ABS light on, auto trans won't shift
As I was leaving work today, I drove the truck about 1/4 of a mile and all of a sudden the ABS light came on, the speedometer went dead (pinned at zero), the "O/D off" light kept flashing on and off and the truck would not upshift. I checked the trans fluid to make sure something was not amiss there, and everything was OK. I was able to drive the truck home (very slowly).
I decided to try and see if the truck would drive in second gear, and it did, but as soon as I did that, the "Check Engine" light came on and has stayed lit ever since.
My questions: Would it appear to be a malfunctioning VSS, as I've read in so many other posts? Why am I able to drive the car relatively normal in second gear but not "D"? Finally, if a new VSS fixes the problem, how do I go about resetting the "Check Engine" light so it turns off?
Thanks in advance for any and all help.
Has all the makings of a defective VSS. I'd go to your local auto parts stores and have the codes pulled. Bring the codes back here and don't let them sell you anything. Just let us see the codes and we can go from there.
RP
Zach
Dono
Remove one 9 or 10 mm bolt & one electrical connector, to replace it.
Probably a 30 minute job, counting the time it'll take to get the wrench, block the wheels, put it up on jack stands, cawl underneath to change it & put everything away.
You might first try inspecting the VSS electrical connector, to make sure it's plugged in good, it's wiring & pins & sockets condition.
If all that checks out ok, then it's likely the VSS has gone belly up, as has been suggested & your favorite local autoparts store should be able to scan the computer for trouble codes to confirm the VSS suspect.
To answer your question about the CEL, you can have them turn the CEL off with their scan tool, AFTER you've replaced the VSS, or you can do it yourself, by removing the battery negative cable, or pulling the computers power fuse, BEFORE you begin to replace the VSS.

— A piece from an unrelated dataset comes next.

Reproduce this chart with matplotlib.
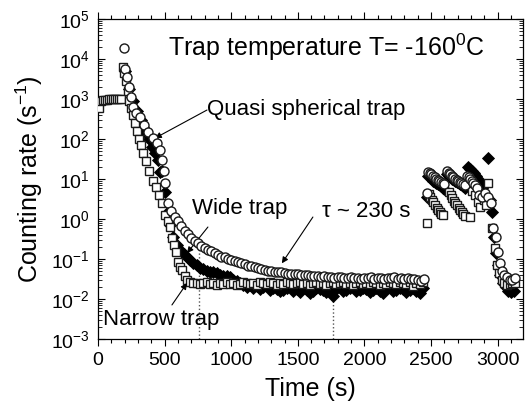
import matplotlib
matplotlib.use("Agg")
import matplotlib.pyplot as plt
from matplotlib.ticker import MultipleLocator, LogLocator, NullFormatter

plt.rcParams['font.family'] = ['Liberation Sans', 'DejaVu Sans']
plt.rcParams['mathtext.fontset'] = 'custom'
plt.rcParams['mathtext.rm'] = 'Liberation Sans'
plt.rcParams['mathtext.it'] = 'Liberation Sans:italic'
plt.rcParams['mathtext.bf'] = 'Liberation Sans:bold'

# Narrow trap (open squares)
t_narrow = [10, 25, 40, 55, 70, 85, 100, 115, 130, 145, 160, 172,
            190, 197, 210, 222, 235, 250, 265, 280, 292, 305, 320, 340, 360, 385,
            410, 435, 460, 480, 503, 525, 540, 555, 570, 585, 600, 615, 630, 650,
            668, 690,
            715, 740, 765, 790, 815, 840, 865, 890, 915, 940, 965, 990, 1015, 1040,
            1065, 1090, 1115, 1140, 1165, 1190, 1215, 1240, 1265, 1290, 1315, 1340,
            1365, 1390, 1415, 1440, 1465, 1490, 1515, 1540, 1565, 1590, 1615, 1640,
            1665, 1690, 1715, 1740, 1765, 1790, 1815, 1840, 1865, 1890, 1915, 1940,
            1965, 1990, 2015, 2040, 2065, 2090, 2115, 2140, 2165, 2190, 2215, 2240,
            2265, 2290, 2315, 2340, 2365, 2390, 2415, 2440,
            2468, 2482, 2494, 2506, 2518, 2530, 2542, 2554, 2566, 2578, 2590,
            2635, 2647, 2659, 2671, 2683, 2695, 2707, 2719, 2731, 2743, 2755,
            2790, 2810, 2830, 2850, 2870, 2895, 2915, 2930,
            2960, 2980, 2995, 3010, 3030, 3050, 3070, 3090, 3110, 3128]
y_narrow = [600, 900, 950, 960, 970, 980, 990, 990, 1000, 1000, 1000, 980,
            6300, 4500, 2800, 1600, 900, 600, 400, 250, 160, 100, 70, 45, 28, 16,
            9, 6.3, 4, 2.5, 1.25, 0.9, 0.63, 0.33, 0.22, 0.15, 0.083, 0.063, 0.052, 0.038,
            0.03, 0.026,
            0.025, 0.025, 0.024, 0.025, 0.026, 0.024, 0.025, 0.023, 0.025, 0.024,
            0.026, 0.024, 0.025, 0.023, 0.024, 0.026, 0.025, 0.024, 0.025, 0.023,
            0.026, 0.025, 0.024, 0.026, 0.025, 0.023, 0.025, 0.024, 0.026, 0.025,
            0.024, 0.025, 0.027, 0.024, 0.025, 0.023, 0.025, 0.026, 0.024, 0.025,
            0.023, 0.025, 0.026, 0.024, 0.025, 0.027, 0.024, 0.025, 0.023, 0.025,
            0.026, 0.024, 0.025, 0.024, 0.026, 0.025, 0.023, 0.025, 0.024, 0.026,
            0.025, 0.024, 0.026, 0.025, 0.024, 0.026, 0.021, 0.025, 0.024, 0.026,
            0.8, 4.2, 3.5, 3.0, 2.6, 2.2, 1.9, 1.7, 1.5, 1.35, 1.25,
            4.7, 4.0, 3.4, 2.9, 2.5, 2.2, 1.9, 1.7, 1.5, 1.35, 1.2,
            1.1, 5.0, 4.0, 2.6, 2.0, 3.0, 2.3, 8.0,
            0.6, 0.19, 0.07, 0.045, 0.03, 0.025, 0.022, 0.024, 0.025, 0.025]

# Wide trap (filled diamonds)
t_wide = [200, 230, 260, 290, 320, 338, 360, 380, 405, 430, 450, 465, 480,
          503, 518, 540, 565, 593, 620, 645, 668, 690, 715, 740, 765, 790, 815,
          840, 865, 893, 915, 940, 965, 990, 1015, 1040, 1065, 1090, 1118, 1140,
          1165, 1190, 1215, 1240, 1265, 1290, 1315,
          1340, 1365, 1390, 1415, 1440, 1465, 1490, 1515, 1540, 1565, 1590, 1615,
          1640, 1665, 1690, 1715, 1740, 1765, 1790, 1815, 1840, 1865, 1890, 1915,
          1940, 1965, 1990, 2015, 2040, 2065, 2090, 2115, 2140, 2165, 2190, 2215,
          2240, 2265, 2290, 2315, 2340, 2365, 2390, 2415, 2440,
          2468, 2480, 2492, 2504, 2516, 2528, 2540, 2552, 2564, 2576, 2588, 2600,
          2622, 2634, 2646, 2658, 2670, 2682, 2694, 2706, 2718, 2730, 2742, 2754,
          2775, 2790, 2805, 2820, 2835, 2850, 2865, 2880, 2925,
          2945, 2960, 2975, 2990, 3005, 3020, 3040, 3060, 3080, 3100, 3120]
y_wide = [5000, 1800, 900, 500, 300, 200, 140, 100, 63, 45, 30, 15, 16,
          4.8, 1.4, 0.7, 0.35, 0.22, 0.16, 0.13, 0.11, 0.095, 0.08, 0.07, 0.059,
          0.055, 0.05, 0.047, 0.046, 0.044, 0.04, 0.038, 0.037, 0.035, 0.03,
          0.028, 0.025, 0.023, 0.02, 0.022, 0.019, 0.021, 0.018, 0.02, 0.022,
          0.017, 0.019,
          0.018, 0.016, 0.017, 0.019, 0.021, 0.016, 0.018, 0.015, 0.019, 0.017,
          0.014, 0.016, 0.019, 0.018, 0.017, 0.015, 0.016, 0.012, 0.018, 0.02,
          0.016, 0.017, 0.019, 0.02, 0.016, 0.017, 0.019, 0.018, 0.015, 0.017,
          0.019, 0.016, 0.014, 0.019, 0.02, 0.016, 0.017, 0.019, 0.018, 0.015,
          0.017, 0.019, 0.016, 0.014, 0.019,
          3.5, 12, 11, 10, 9, 8.5, 8, 7.5, 7, 6.5, 6, 5.5,
          13, 12, 11, 10, 9.5, 9, 8.5, 8, 7.5, 7, 6.5, 6,
          20, 18, 16, 14, 12, 10, 8, 6, 33,
          3.0, 1.5, 0.35, 0.14, 0.07, 0.04, 0.025, 0.02, 0.016, 0.015, 0.016]

# Quasi spherical trap (open circles)
t_quasi = [195, 205, 215, 230, 245, 260, 285, 315, 345, 375, 410, 442, 465,
           480, 492, 503,
           525, 550, 575, 600, 625, 650, 675, 700, 725, 750, 775, 800, 825, 850,
           875, 900, 925, 950, 975, 1000, 1025, 1050, 1075, 1100, 1125, 1150,
           1175, 1200, 1225, 1250, 1275, 1300, 1325, 1350, 1375, 1400, 1425,
           1450, 1475, 1500, 1525, 1550, 1575, 1600, 1625, 1650, 1675, 1700,
           1725, 1750, 1775, 1800, 1825, 1850, 1875, 1900, 1925, 1950, 1975,
           2000, 2025, 2050, 2075, 2100, 2125, 2150, 2175, 2200, 2225, 2250,
           2275, 2300, 2325, 2350, 2375, 2400, 2425, 2450,
           2468, 2478, 2490, 2502, 2514, 2526, 2538, 2550, 2562, 2574, 2586, 2598,
           2620, 2632, 2644, 2656, 2668, 2680, 2692, 2704, 2716, 2728, 2740, 2752,
           2770, 2782, 2794, 2806, 2818, 2830, 2842, 2860, 2880, 2905, 2930, 2950,
           2968, 2985, 3000, 3015, 3030, 3050, 3070, 3090, 3110, 3128]
y_quasi = [19000, 5600, 3500, 2000, 1100, 630, 450, 350, 220, 150, 105, 80, 52,
           30, 16, 8,
           2.5, 1.6, 1.15, 0.9, 0.65, 0.5, 0.42, 0.33, 0.28, 0.25, 0.21, 0.19,
           0.17, 0.155, 0.14, 0.125, 0.115, 0.11, 0.1, 0.095, 0.088, 0.082, 0.078,
           0.073, 0.068, 0.065, 0.062, 0.058, 0.056, 0.054, 0.051, 0.05, 0.048,
           0.047, 0.046, 0.045, 0.043, 0.042, 0.041, 0.041, 0.04, 0.039, 0.04,
           0.038, 0.037, 0.038, 0.036, 0.037, 0.035, 0.036, 0.034, 0.035, 0.036,
           0.033, 0.034, 0.035, 0.033, 0.034, 0.032, 0.034, 0.033, 0.035, 0.032,
           0.034, 0.033, 0.031, 0.034, 0.033, 0.035, 0.032, 0.034, 0.031, 0.033,
           0.032, 0.031, 0.03, 0.029, 0.032,
           4.5, 15, 14, 13, 12, 11, 10, 9.5, 9, 8.5, 8, 7.5,
           16, 14, 13, 12, 11, 10, 9.5, 9, 8.5, 8, 7.5, 7,
           12, 11, 10, 9, 8, 7, 6, 4, 3.5, 4.5, 3.5, 2.5,
           0.6, 0.35, 0.15, 0.08, 0.05, 0.04, 0.035, 0.03, 0.03, 0.033]

fig = plt.figure(figsize=(5.28, 4.15), dpi=100)
ax = fig.add_axes([98 / 528, 1 - 339 / 415, 425 / 528, 320 / 415])

# dotted guides for the decay time
ax.plot([758, 758], [1e-3, 0.25], ls=':', color='#555555', lw=1, zorder=1)
ax.plot([1763, 1763], [1e-3, 0.035], ls=':', color='#555555', lw=1, zorder=1)

ax.plot(t_wide, y_wide, ls='none', marker='D', ms=6, mfc='black', mec='black',
        mew=0.6, zorder=2)
ax.plot(t_narrow, y_narrow, ls='none', marker='s', ms=6, mfc='white', mec='#1a1a1a',
        mew=1.0, zorder=3)
ax.plot(t_quasi, y_quasi, ls='none', marker='o', ms=6.5, mfc='white', mec='#1a1a1a',
        mew=1.0, zorder=4)

ax.set_yscale('log')
ax.set_xlim(0, 3190)
ax.set_ylim(1e-3, 1e5)
ax.xaxis.set_major_locator(MultipleLocator(500))
ax.xaxis.set_minor_locator(MultipleLocator(100))
ax.yaxis.set_major_locator(LogLocator(base=10, numticks=20))
ax.yaxis.set_minor_locator(LogLocator(base=10, subs=range(2, 10), numticks=20))
ax.yaxis.set_minor_formatter(NullFormatter())

ax.tick_params(axis='x', which='both', direction='out', top=True, labelsize=14, pad=4)
ax.tick_params(axis='x', which='major', length=5, width=0.8)
ax.tick_params(axis='x', which='minor', length=3, width=0.8)
ax.tick_params(axis='y', which='both', direction='in', right=True, labelsize=14, pad=6)
ax.tick_params(axis='y', which='major', length=5, width=0.8)
ax.tick_params(axis='y', which='minor', length=3, width=0.6)
for s in ax.spines.values():
    s.set_linewidth(0.9)

ax.set_xlabel('Time (s)', fontsize=18, labelpad=6)
ax.set_ylabel('Counting rate (s$^{-1}$)', fontsize=18, labelpad=4)

ax.text(525, 2e4, 'Trap temperature T= -160$^{0}$C', fontsize=18, va='center', ha='left')
ax.text(818, 560, 'Quasi spherical trap', fontsize=16, va='center', ha='left')
ax.text(705, 1.78, 'Wide trap', fontsize=16, va='center', ha='left')
ax.text(38, 0.003, 'Narrow trap', fontsize=16, va='center', ha='left')
ax.text(1680, 1.5, 'τ ~ 230 s', fontsize=16, va='center', ha='left')

arrow = dict(arrowstyle='-|>', lw=0.8, color='black', mutation_scale=9, shrinkA=0, shrinkB=0)
ax.annotate('', xy=(428, 105), xytext=(818, 530), arrowprops=arrow)
ax.annotate('', xy=(668, 0.14), xytext=(825, 0.63), arrowprops=arrow)
ax.annotate('', xy=(668, 0.025), xytext=(555, 0.0071), arrowprops=arrow)
ax.annotate('', xy=(1380, 0.078), xytext=(1613, 1.12), arrowprops=arrow)

fig.savefig('out.png', dpi=100)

This might cause it to idle & shift abnormal for a few times, until the computer relearns things, or you can speed the relearning up some, by going through a particular warm up & driving sequence that's listed in a thread in the "Technical Information" section, located atop this forum.
I've successfully used my 94 Taurus relearn sequence, which has me reconnect the battery after a repair, start the engine after it's completely cooled down, let it's cold idle return to normal, then SLOWLY shift into ALL gears, including reverse, then return to "N" or "P", let the engine fully warm up, then SLOWLY shift into each gear again, as before, then it's ready to dive. This has worked just fine for me, on my 99 4.0L, with 5spd auto tranny.
Let us know what you find & how your repair goes.
Disconnected and reconnected the battery, started the truck up with the new VSS, and behold, the truck runs again. Thanks to everyone here who helped with this problem.
As an aside, this truck is still the best vehicle I have ever owned - 136,000 miles and the CEL light that came on associated with this problem was the first time *ever* that it's ever come on. All maintenance associated with this truck has been minor and expected (ball joints, shocks, etc.), nothing catastrophic. I'd buy a Ford truck again in a second!
136 and no CEL is good news, I'm at 141K and haven't had one. The guy who owned it prior to us said he'd never had a problem from it, was in great shape, no problems.
Over Christmas when our Silverado popped a CEL at about 125K, it was it's first. Got me to thinking maybe I should check the one in the GMC. I mean seriously...over 230K, by now SOMETHING had to make that light come on.
Pulled the panel and replaced all the light bulbs...that one looked brand new. Makes me happy.